On the good news side, Brian and I have hacked out the VI_CURRENT_REG which (in a weird sort of way) handles horizontal retrace. Absolute Crap 1 and 2 are now functional, and here's a screenshot of Absolute Crap 2 running on the latest build...

Unfortunately, it is rather slow, and it's not going to be easy to speed up. The demo idlewaits nearly 90% of the time in a loop that polls the VI_CURRENT_REG continuously. I'm sure we can come up with some kind of idlewait detection for this demo, but we're not too concerned about it yet.
March 6
Apparently there's still a little bit of confusion on the slow frame rate problem. Specifically, I am only interested in Pong, not any other demo. I also only want to know the frame rate when the game is actually playing (ie, there are two paddles and there is a white ball somewhere on the screen). The title screen averages about 3fps on my P166, so I'm not concerned about that specifically.

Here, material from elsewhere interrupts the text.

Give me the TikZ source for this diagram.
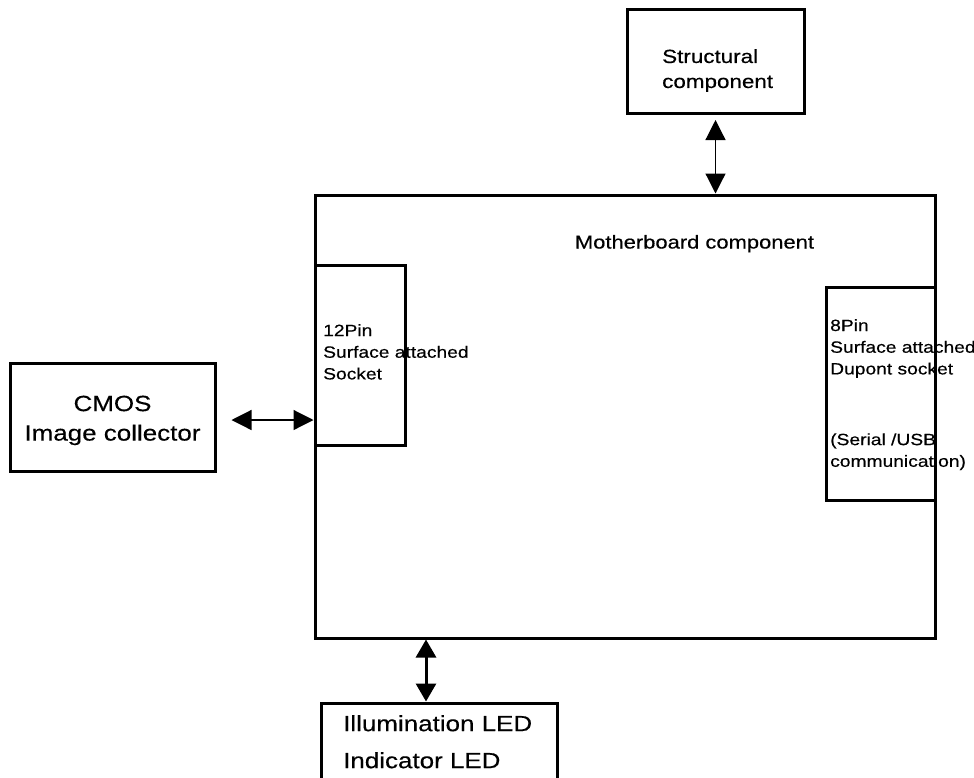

Now that you know what I'm looking for, go ahead and email me based on the criteria from yesterday's news...

March 5
It looks like everything's back to normal. Email services are back up, so if you emailed me before and you got a bounceback, go ahead and send it again. Once I brought the server back online, quite a few emails flowed in... :)

I received some information from people who have been looking into the slow frame rate problem with Pong. If you're one of these having this problem, check the following things:

  1. You are not using a Pentium Pro. PPros do not handle 16-bit code very well at all. The entire colorspace conversion code to go from the N64's frame buffer to a Windows frame buffer is in 16-bit.
  2. You are running in a 16-bit video mode (that's 65536 colors). Any other bit depth will require Windows to do extra colorspace conversion, thereby slowing frame blits down. Suggestion: Use full screen mode [but very carefully, as there are a few bugs in it :) ].
  3. You have 512k of L2 cache, and it is set to write-back, not write-through. Many name brand systems (Dell, Gateway, Compaq, HP, etc) do not ship with L2 cache to cut costs. If it does have L2 cache, it might be set to write-through.
Thanks goes to Maxon (the author of Pex, a PlayStation emulator) for supplying the info about the L2 cache. I have confirmed that this is indeed quite possible... I removed the L2 cache module from a P200MMX and Pong's frame rate dropped from about 40fps (with the cache module) to nearly 6fps.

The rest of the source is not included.